Monday, December 22, 2008

Carmelite Sunday

On the surface, my Carmelite meetings seem perfectly normal and perfectly familiar. There are uncomfortable folding chairs on plain plastic tables in a dingy church basement. There is a treasurer report, and a talk by the snack coordinator. Our Carmelite books have the homely covers from a cheap printing press.

Everything is familiar from a life time of attending United Methodist Church events.
I'm calm and easy, relaxed and comfortable.

Then someone will start talking and the roof of the building flies off and my soul is in flight.

Seriously. I spent the better part of my first, and prior to this Sunday, only Carmelite meeting gripping the back of the plain plastic table to keep myself grounded in time and space.

Fellow Carmelites will use the most mundane language to easily express these thoughts that are so deep and so true.

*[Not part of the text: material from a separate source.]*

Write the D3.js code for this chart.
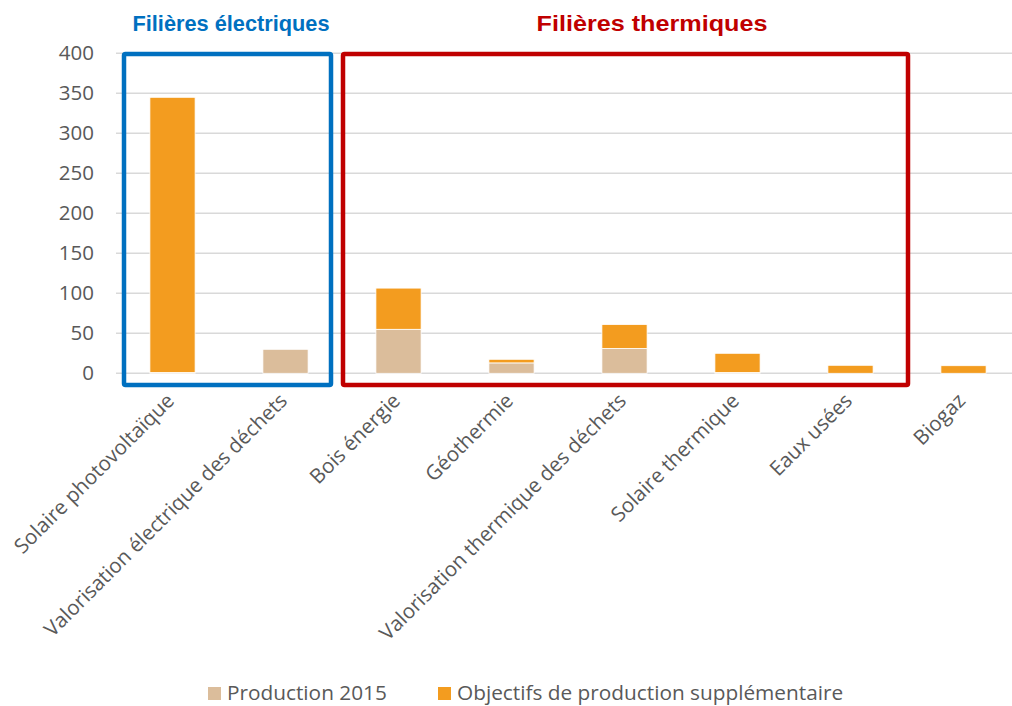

For example, my group leader Lou said "The world is always going to underestimate the power of contemplative prayer. Someone will thank you for your time spent in the prison ministry, but no one is going to thank you for that hour you spent in active prayer. Yet we can't make that mistake. We can't underestimate the time spent alone with God, allowing Him to form us. In fact, it's only after we have that regular quiet prayer time that we'll ever be any use in the prison ministry or any active service for the church."

Lou said this with the calmness and certainty that I'd say "The Washington Post says its going to snow tomorrow."

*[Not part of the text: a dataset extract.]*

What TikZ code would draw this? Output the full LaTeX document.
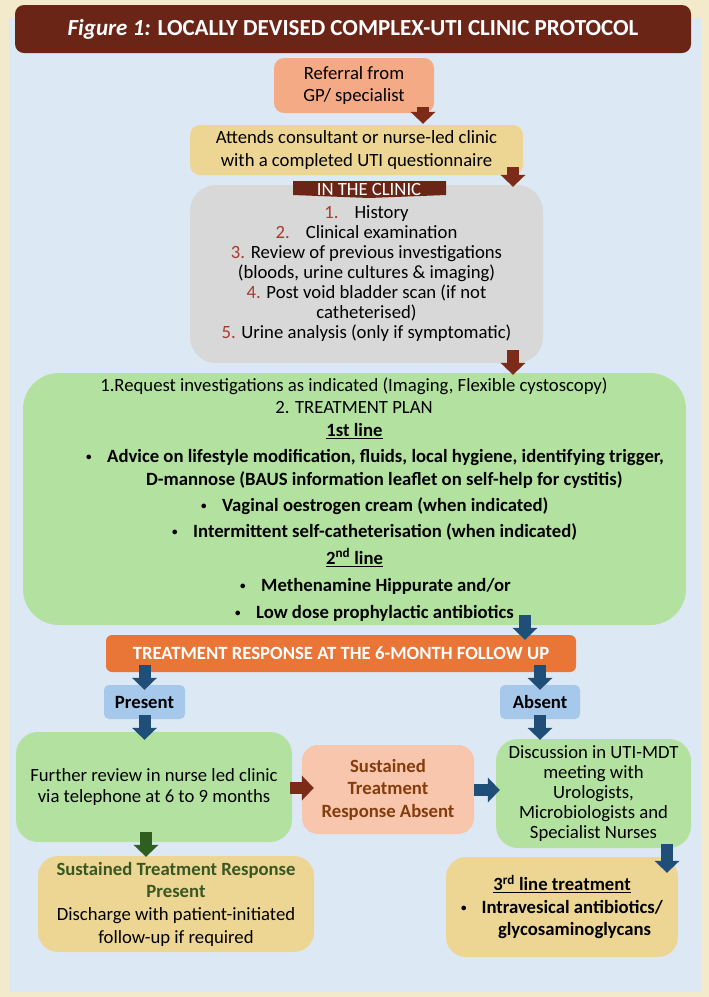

As he talked I had this clear picture of the section of the church bulletin where the thank yous for help with the Food Pantry are listed. I realized in this deep interior place that no one is ever going to print up a bulletin heading that reads "A special thank you to Mrs. Abigail Benjamin for spending a half an hour with the Lord in her closet during the kids naps." If I waited around for public approval, or for an "easy" time to start my prayer life, it was never going to happen.

That doesn't matter.

I know what quiet prayers does for my soul. God loves to give me gifts during quiet meditation.

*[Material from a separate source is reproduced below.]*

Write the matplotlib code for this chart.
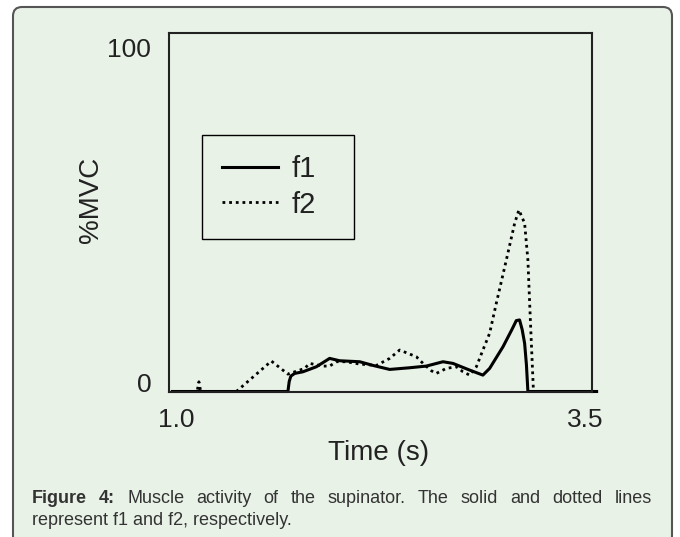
import matplotlib
matplotlib.use("Agg")
import matplotlib.pyplot as plt
from matplotlib.patches import FancyBboxPatch

plt.rcParams['font.family'] = ['Liberation Sans', 'DejaVu Sans']

# data
f1_t = [0.974, 1.680, 1.688, 1.698, 1.721, 1.772, 1.854, 1.935, 1.996, 2.119,
        2.200, 2.302, 2.424, 2.526, 2.628, 2.689, 2.791, 2.872, 2.913, 2.995,
        3.050, 3.076, 3.096, 3.112, 3.127, 3.138, 3.147, 3.567]
f1_v = [0, 0, 3.0, 4.6, 5.4, 5.9, 7.4, 9.9, 9.2, 8.9,
        7.8, 6.6, 7.1, 7.6, 8.9, 8.4, 6.4, 4.9, 6.9, 13.4,
        18.6, 21.2, 21.4, 18.5, 14.4, 8.0, 0, 0]

f2_t = [0.974, 1.125, 1.136, 1.147, 1.365, 1.579, 1.680, 1.782, 1.813, 1.894,
        1.935, 1.976, 2.037, 2.119, 2.221, 2.302, 2.363, 2.465, 2.506, 2.557,
        2.587, 2.648, 2.710, 2.750, 2.791, 2.832, 2.872, 2.913, 2.954, 3.015,
        3.066, 3.092, 3.127, 3.147, 3.162, 3.181, 3.567]
f2_v = [0, 0, 2.9, 0, 0, 9.1, 5.2, 6.9, 8.4, 7.6,
        7.6, 8.9, 8.9, 8.2, 7.8, 9.9, 12.4, 10.4, 8.4, 6.2,
        5.4, 6.9, 7.4, 5.9, 4.9, 7.4, 12.4, 17.4, 26.4, 39.3,
        50.3, 54.3, 50.3, 39.3, 21.4, 0, 0]

x_ticks = [1.0, 3.5]
x_labels = ['1.0', '3.5']
y_ticks = [0, 100]
y_labels = ['0', '100']

caption_bold = 'Figure 4:'
caption_line1 = 'Muscle activity of the supinator. The solid and dotted lines'
caption_line2 = 'represent f1 and f2, respectively.'

panel = '#e8f2e7'
ink = '#222222'

fig = plt.figure(figsize=(6.8, 5.37), dpi=100, facecolor='white')
fig.patches.append(FancyBboxPatch((13, -8), 659, 538,
                                  boxstyle='round,pad=0,rounding_size=9',
                                  transform=None, facecolor=panel,
                                  edgecolor='#555555', linewidth=1.5, zorder=-10))

ax = fig.add_axes([169.3 / 680, 1 - 391.5 / 537, 422.4 / 680, 358.8 / 537])
ax.set_facecolor('none')

ax.plot(f1_t, f1_v, color='black', lw=2.2, clip_on=False, label='f1',
        solid_joinstyle='round')
l2, = ax.plot(f2_t, f2_v, color='black', lw=2.0, clip_on=False, label='f2',
              dash_capstyle='butt')
l2.set_dashes((1, 1.4))

ax.set_xlim(0.955, 3.537)
ax.set_ylim(0, 107.3)
ax.set_xticks(x_ticks)
ax.set_xticklabels(x_labels)
ax.set_yticks(y_ticks)
ax.set_yticklabels(y_labels)
for lab in ax.get_yticklabels():
    lab.set_va('baseline')
ax.tick_params(length=0, labelsize=19, colors=ink)
ax.tick_params(axis='x', pad=12)
ax.tick_params(axis='y', pad=13)
for s in ax.spines.values():
    s.set_linewidth(1.5)
    s.set_color(ink)

ax.set_xlabel('Time (s)', fontsize=20, color=ink, va='center')
ax.xaxis.set_label_coords(0.4965, -0.171)
ax.set_ylabel('%MVC', fontsize=20, color=ink, va='center')
ax.yaxis.set_label_coords((91 - 169.3) / 422.4, (391.5 - 200) / 358.8)

# legend box: top edge at y=135 px, spanning x=202..354 px
leg = ax.legend(loc='upper left', mode='expand',
                bbox_to_anchor=(202 / 680, 1 - 237 / 537, 152 / 680, 102 / 537),
                bbox_transform=fig.transFigure, borderaxespad=0,
                fontsize=21, handlelength=1.92, handletextpad=0.45,
                labelspacing=0.25, borderpad=0.7, fancybox=False,
                edgecolor='black', facecolor='none', framealpha=1)
leg.get_frame().set_linewidth(1.0)
for t in leg.get_texts():
    t.set_color(ink)

# caption, first line justified between the panel margins
fig.canvas.draw()
r = fig.canvas.get_renderer()
x_left, x_right = 32, 652
words = [(w, 'bold') for w in caption_bold.split()] + \
        [(w, 'normal') for w in caption_line1.split()]
items = []
for w, wt in words:
    t = fig.text(0, 1 - 503 / 537, w, fontsize=13, fontweight=wt,
                 color='#333333', va='baseline', ha='left')
    items.append(t)
widths = [t.get_window_extent(r).width for t in items]
gap = (x_right - x_left - sum(widths)) / (len(items) - 1)
x = x_left
for t, wd in zip(items, widths):
    t.set_x(x / 680)
    x += wd + gap
fig.text(x_left / 680, 1 - 525 / 537, caption_line2, fontsize=13,
         color='#333333', va='baseline', ha='left')

fig.savefig('out.png', dpi=100, facecolor='white')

So that is the Carmelites, glowing, happy interactions with some of the neatest people you'll ever meet.

2 comments:

just another reader said...

This is interesting. I recently finished Fr. Thomas Dubay's Prayer Primer. If I understand correctly he believes contemplative prayer is the goal for everyone. He's a very convincing writer and has transformed how I look at prayer (and thus potentially my entire life) in a way that sort of surprises me. I don't know whether I'd just been sort of mentally filtering out references like yours to "contemplative prayer" until Fr. Dubay's book opened my eyes to it, or is God meaning for me to see more of them now in concert with the effects on me of Fr. Dubay's book and my early attempts at the sort of prayer Fr. recommends for beginners. Hmm... Merry Christmas, Abigail.

Melanie B said...

You know one of the things that makes me saddest about our recent move is that we are no longer just up the street from the Carmelite monastery. Even though I only went ot mass there maybe half a dozen times, just knowing all the nuns were there constantly praying, was always a huge comfort when I thought of it. Contemplatives really are the hidden heart, the powerhouse of love that makes everything else function in the Church. So if no one else thanks you, let me say thank you to you for all the prayers you have offered and will offer. It is a great gift.